Many people will know Christopher best as a permanent feature of the Jane's Walk festival, to which he gave his time and knowledge freely year after year, with his two walks entitled 'All Trees Great and Small': the first, opening the festival each year, around the trees of Wivenhoe Park at the University of Essex; the second, around the wonderful tree trail he himself created in the Castle Park. Many people returned to these walks year after year. The depth of Christopher's knowledge, quickly apparent to anybody in his company, meant there was always something new to enjoy, and his warmth and generosity in the sharing of it drew people in. He was a great storyteller of trees - his trees of course were living things and there were always new installments of their lives to report on.

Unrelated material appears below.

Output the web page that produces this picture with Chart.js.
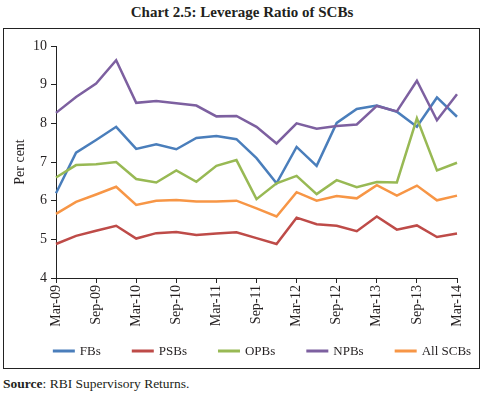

No communication with Christopher was ever without some recent observation on the lifecycle of a particular tree. The last time I heard from him, in July this year, when he was already ill, he ended his email like this:

"I walked through the lower park today with my sister from Sudbury, who always admires what we have in Castle Park. I noticed that the Indian Bean Tree (Catalpa bignonioides) had now sprung into life and good leaf. It is the ‘latest starter’ in the park, but always in its glory when it comes into late flower. There are quite a lot of emerging flower spikes so it will be one to watch in July. The orange-yellow colour flashes inside the white flowers were, as one FoCP member once told me, the very same colour as the yolk in a Cadbury’s Cream Egg. Now there’s an interesting comparison!"

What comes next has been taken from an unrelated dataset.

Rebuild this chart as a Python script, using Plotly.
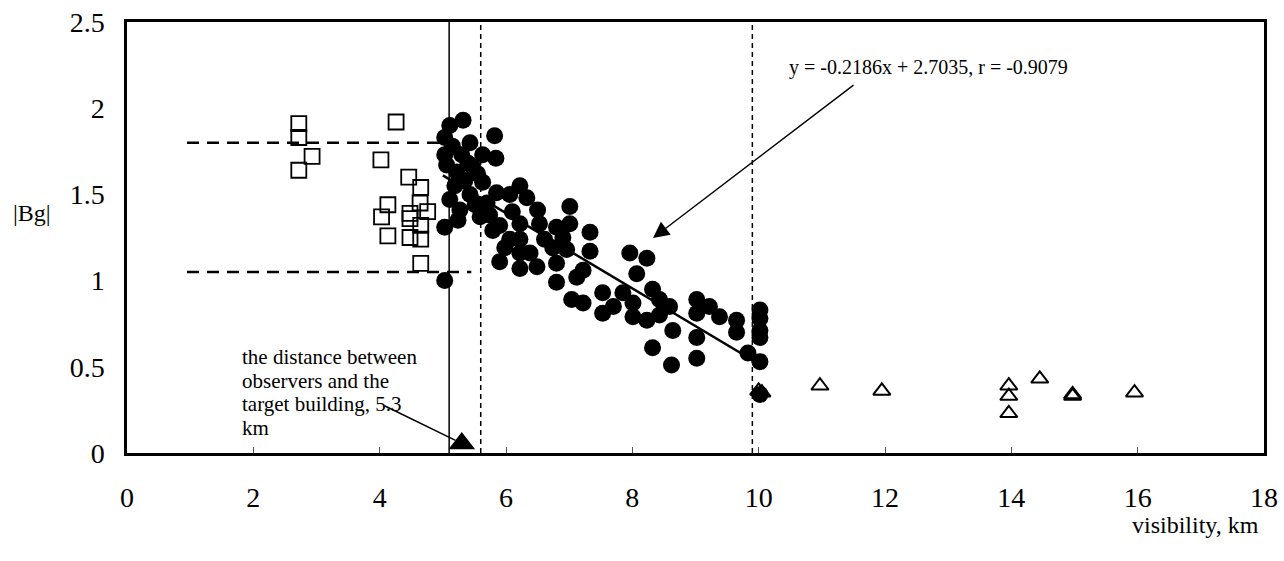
import plotly.graph_objects as go

# ---------------- data ----------------
square_x = [2.72, 2.72, 2.93, 2.72, 4.26, 4.02, 4.46, 4.65, 4.13, 4.03, 4.13, 4.48, 4.48,
            4.64, 4.65, 4.65, 4.76, 4.65, 4.48]
square_y = [1.91, 1.83, 1.72, 1.64, 1.92, 1.70, 1.60, 1.54, 1.44, 1.37, 1.26, 1.39, 1.25,
            1.45, 1.32, 1.24, 1.40, 1.10, 1.36]

circle_x = [5.32, 5.11, 5.03, 5.82, 5.43, 5.03, 5.06, 5.30, 5.63, 5.84, 5.47, 5.22, 5.63,
            5.85, 6.22, 6.33, 6.06, 5.43, 5.11, 5.70, 6.50, 7.01, 5.24, 5.03, 5.59, 5.79,
            6.22, 6.53, 6.80, 7.01, 7.33, 6.22, 6.38, 6.22, 6.49, 6.22, 6.80, 6.96, 7.33,
            6.80, 7.12, 7.22, 7.04, 7.22, 7.53, 7.53, 7.96, 8.23, 8.07, 7.85, 8.01, 8.32,
            8.43, 8.01, 8.23, 8.59, 8.64, 8.32, 8.62, 9.02, 9.02, 9.22, 9.38, 9.02, 9.02,
            9.65, 9.65, 10.02, 10.02, 10.02, 10.02, 9.83, 10.02, 10.02, 5.03,
            5.19, 5.35, 5.51, 5.27, 5.74, 5.90, 6.06, 5.98, 6.61, 6.74, 5.90, 8.43, 7.70,
            6.90, 6.10, 5.55, 5.15, 5.40]
circle_y = [1.93, 1.90, 1.83, 1.84, 1.80, 1.73, 1.67, 1.73, 1.73, 1.71, 1.66, 1.63, 1.57,
            1.51, 1.55, 1.48, 1.50, 1.50, 1.47, 1.45, 1.41, 1.43, 1.35, 1.31, 1.37, 1.29,
            1.33, 1.33, 1.31, 1.33, 1.28, 1.24, 1.16, 1.16, 1.08, 1.07, 1.10, 1.18, 1.17,
            0.99, 1.02, 1.06, 0.89, 0.87, 0.93, 0.81, 1.16, 1.13, 1.04, 0.93, 0.87, 0.95,
            0.89, 0.79, 0.77, 0.85, 0.71, 0.61, 0.51, 0.89, 0.81, 0.85, 0.79, 0.67, 0.55,
            0.77, 0.70, 0.83, 0.78, 0.71, 0.67, 0.58, 0.53, 0.34, 1.00,
            1.55, 1.58, 1.44, 1.41, 1.38, 1.32, 1.24, 1.19, 1.24, 1.19, 1.11, 0.80, 0.85,
            1.25, 1.40, 1.62, 1.78, 1.68]

triangle_x = [10.05, 10.0, 10.97, 11.95, 13.96, 13.96, 13.96, 14.45, 14.97, 14.97, 15.95]
triangle_y = [0.35, 0.36, 0.39, 0.36, 0.39, 0.33, 0.23, 0.43, 0.34, 0.33, 0.35]

building_x = [5.3]
building_y = [0.055]

fit_slope = -0.2186
fit_intercept = 2.7035
fit_x = [5.0, 9.9]
fit_label = "y = -0.2186x + 2.7035, r = -0.9079"

solid_vline_x = 5.1
dashed_vline_x = [5.6, 9.9]
hline_y = [1.8, 1.05]
hline_x_start = 0.95
hline_x_end = [5.15, 5.45]

building_text = ["the distance between", "observers and the", "target building, 5.3", "km"]

x_ticks = [0, 2, 4, 6, 8, 10, 12, 14, 16, 18]
y_ticks = [0, 0.5, 1, 1.5, 2, 2.5]
y_tick_text = ["0", "0.5", "1", "1.5", "2", "2.5"]

FONT = "Liberation Serif, Times New Roman, serif"

# body margin is removed by post_script, so figure covers the full page
W, H = 1284, 561
PL, PR, PT, PB = 127, 1264, 22, 453  # plot box in page pixels
ML, MR, MT, MB = PL, W - PR, PT, H - PB
pw, ph = PR - PL, PB - PT


def page_to_paper(px, py):
    return (px - PL) / pw, (PB - py) / ph


def page_to_data(px, py):
    return (px - PL) / pw * 18.0, (PB - py) / ph * 2.5


fig = go.Figure()

# reference lines
fig.add_shape(type="line", x0=solid_vline_x, x1=solid_vline_x, y0=0, y1=2.5,
              line=dict(color="black", width=1.5))
for vx in dashed_vline_x:
    fig.add_shape(type="line", x0=vx, x1=vx, y0=0, y1=2.5,
                  line=dict(color="black", width=1.5, dash="5px,4px"))
for hy, hx1 in zip(hline_y, hline_x_end):
    fig.add_shape(type="line", x0=hline_x_start, x1=hx1, y0=hy, y1=hy,
                  line=dict(color="black", width=2.5, dash="12px,8px"))

fig.add_trace(go.Scatter(x=square_x, y=square_y, mode="markers",
                         marker=dict(symbol="square-open", size=15, color="black",
                                     line=dict(width=1.8))))
fig.add_trace(go.Scatter(x=circle_x, y=circle_y, mode="markers",
                         marker=dict(symbol="circle", size=17, color="black")))
fig.add_trace(go.Scatter(x=triangle_x, y=triangle_y, mode="markers",
                         marker=dict(symbol="triangle-up-open", size=15, color="black",
                                     line=dict(width=2))))
fit_y = [fit_slope * v + fit_intercept for v in fit_x]
fig.add_trace(go.Scatter(x=fit_x, y=fit_y, mode="lines",
                         line=dict(color="black", width=2.5)))
fig.add_trace(go.Scatter(x=building_x, y=building_y, mode="markers", cliponaxis=False,
                         marker=dict(symbol="triangle-up", size=23, color="black")))

# regression arrow
tip = page_to_data(653, 238)
tail = page_to_data(855, 84)
fig.add_annotation(x=tip[0], y=tip[1], xref="x", yref="y", text="", showarrow=True,
                   arrowhead=2, arrowsize=2.3, arrowwidth=1.4, arrowcolor="black",
                   ax=tail[0], ay=tail[1], axref="x", ayref="y", standoff=0)
lx, ly = page_to_paper(787, 68)
fig.add_annotation(x=lx, y=ly, xref="paper", yref="paper", text=fit_label, showarrow=False,
                   xanchor="left", yanchor="middle",
                   font=dict(family=FONT, size=20, color="black"))

# building arrow
b_tail = page_to_data(383, 405)
fig.add_annotation(x=building_x[0], y=building_y[0], xref="x", yref="y", text="",
                   showarrow=True, arrowhead=0, arrowwidth=1.5, arrowcolor="black",
                   standoff=7, ax=b_tail[0], ay=b_tail[1], axref="x", ayref="y")
for i, line in enumerate(building_text):
    tx, ty = page_to_paper(240, 357 + 23.7 * i)
    fig.add_annotation(x=tx, y=ty, xref="paper", yref="paper", text=line, showarrow=False,
                       xanchor="left", yanchor="middle",
                       font=dict(family=FONT, size=21, color="black"))

# axis titles
ax_, ay_ = page_to_paper(32, 213)
fig.add_annotation(x=ax_, y=ay_, xref="paper", yref="paper", text="|Bg|", showarrow=False,
                   xanchor="center", yanchor="middle",
                   font=dict(family=FONT, size=24, color="black"))
vx_, vy_ = page_to_paper(1195, 525)
fig.add_annotation(x=vx_, y=vy_, xref="paper", yref="paper", text="visibility, km",
                   showarrow=False, xanchor="center", yanchor="middle",
                   font=dict(family=FONT, size=24, color="black"))

fig.update_layout(
    width=W, height=H,
    margin=dict(l=ML, r=MR, t=MT, b=MB, autoexpand=False),
    plot_bgcolor="white", paper_bgcolor="white",
    showlegend=False,
    hovermode=False,
    font=dict(family=FONT, size=22, color="black"),
)
fig.update_xaxes(range=[0, 18], tickvals=x_ticks, ticks="inside", ticklen=6, tickwidth=1,
                 tickcolor="#555", showgrid=False, zeroline=False, showline=True,
                 linewidth=2.5, linecolor="black", mirror=True, ticklabeloverflow="allow",
                 ticklabelstandoff=18, tickfont=dict(family=FONT, size=28))
fig.update_yaxes(range=[0, 2.5], tickvals=y_ticks, ticktext=y_tick_text, ticks="",
                 showgrid=False, zeroline=False, showline=True, linewidth=2.5,
                 linecolor="black", mirror=True, ticklabelstandoff=14,
                 ticklabeloverflow="allow", tickfont=dict(family=FONT, size=28))

fig.write_html("out.html", config={"displayModeBar": False},
               post_script="document.body.style.margin='0px';"
                           "document.body.style.overflow='hidden';")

Anthony Roberts, Director of Colchester Arts Centre and former Chair of Friends of the Castle Park, who has been reciting a poem for public enjoyment every day throughout lockdown and beyond, recently performed 'October' by Robert Frost in the Castle Park, dedicating it to Christopher's memory...

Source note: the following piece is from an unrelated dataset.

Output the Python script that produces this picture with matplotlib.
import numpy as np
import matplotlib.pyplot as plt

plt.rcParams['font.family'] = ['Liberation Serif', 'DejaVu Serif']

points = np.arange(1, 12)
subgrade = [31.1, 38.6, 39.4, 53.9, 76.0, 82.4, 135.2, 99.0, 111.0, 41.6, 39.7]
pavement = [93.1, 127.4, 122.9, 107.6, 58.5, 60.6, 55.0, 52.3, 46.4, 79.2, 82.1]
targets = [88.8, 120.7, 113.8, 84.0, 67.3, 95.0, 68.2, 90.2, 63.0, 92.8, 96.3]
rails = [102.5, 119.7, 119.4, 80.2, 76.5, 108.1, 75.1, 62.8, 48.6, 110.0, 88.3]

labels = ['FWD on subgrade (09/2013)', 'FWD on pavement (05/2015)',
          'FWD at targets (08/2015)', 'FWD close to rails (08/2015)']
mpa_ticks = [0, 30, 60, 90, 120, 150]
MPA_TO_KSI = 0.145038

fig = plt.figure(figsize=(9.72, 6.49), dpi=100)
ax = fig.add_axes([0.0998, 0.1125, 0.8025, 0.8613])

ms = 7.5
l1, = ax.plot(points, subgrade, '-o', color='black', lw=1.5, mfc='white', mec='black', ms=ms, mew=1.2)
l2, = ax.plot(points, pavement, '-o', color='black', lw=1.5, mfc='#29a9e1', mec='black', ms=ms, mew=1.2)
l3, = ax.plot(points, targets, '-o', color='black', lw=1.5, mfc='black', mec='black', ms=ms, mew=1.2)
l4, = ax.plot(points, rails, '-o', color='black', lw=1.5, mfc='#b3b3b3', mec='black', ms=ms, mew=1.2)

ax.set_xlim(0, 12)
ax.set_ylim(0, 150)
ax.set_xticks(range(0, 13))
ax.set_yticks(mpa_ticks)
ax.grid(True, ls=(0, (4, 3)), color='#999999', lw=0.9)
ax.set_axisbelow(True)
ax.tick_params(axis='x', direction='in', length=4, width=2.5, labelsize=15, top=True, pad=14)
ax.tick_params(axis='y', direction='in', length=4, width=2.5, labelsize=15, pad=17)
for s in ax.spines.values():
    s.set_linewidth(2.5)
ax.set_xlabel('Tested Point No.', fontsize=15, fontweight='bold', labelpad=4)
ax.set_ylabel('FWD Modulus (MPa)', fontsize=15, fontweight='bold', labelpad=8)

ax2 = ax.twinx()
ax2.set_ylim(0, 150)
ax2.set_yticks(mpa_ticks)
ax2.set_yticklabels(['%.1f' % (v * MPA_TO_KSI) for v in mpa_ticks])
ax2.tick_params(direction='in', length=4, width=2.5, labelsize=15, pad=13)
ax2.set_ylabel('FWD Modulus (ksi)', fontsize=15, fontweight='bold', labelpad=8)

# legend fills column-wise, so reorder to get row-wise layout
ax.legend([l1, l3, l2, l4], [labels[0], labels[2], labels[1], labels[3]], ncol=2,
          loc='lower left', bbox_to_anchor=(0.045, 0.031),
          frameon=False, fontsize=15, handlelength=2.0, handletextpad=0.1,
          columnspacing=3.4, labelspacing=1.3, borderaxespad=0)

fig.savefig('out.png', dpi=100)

Christopher was himself a longtime 'Friend of the Castle Park' and regular speaker at FoCP events. In typically generous spirit, he gifted his Castle Park Tree Trail to FoCP, who are happy to be able to host it in booklet form on their website (below). Please download and enjoy at your own pace, or with friends, around the different seasons in the park, and think of Christopher as you walk and talk (the booklet is also available to purchase for a small amount in the Visitor Information Centre in Hollytrees Museum in the park).

Christopher's self-guided University of Essex Tree Walk (pdf) (below) can also be found on the University's digital map, FindYourWay@Essex (look for the signpost icon: 'Tours')

Christopher was always hugely enthusiastic for new ideas and projects despite always having a full diary. In summer 2019, I put an idea to him, that we might have a tree trail right around the Colchester Orbital, a gentle long-term project that we would invite the public to participate in, with Christopher acting as resident expert, helping to identify and give a story to the trees along the way, proposed by people walking the trail. Within a week, Christopher was back in touch, to say that he had found himself free one evening and taken it upon himself to walk the north-west stretch of the Orbital that runs through Myland parish, identifying an initial 12 trees, photographing and describing them. And so the Orbital 'Trees of Note' project was born! 2020 was meant to have been the first year of Christopher's full retirement - although of course he never would have retired from trees - and I was looking forward so much to working with him on this project. If we can work together to continue it, I think will be a perfect testimony to Christopher's life and the interest and enjoyment he gave to so many people through his love of trees.

R.I.P Christopher, and thank you. You will be greatly missed.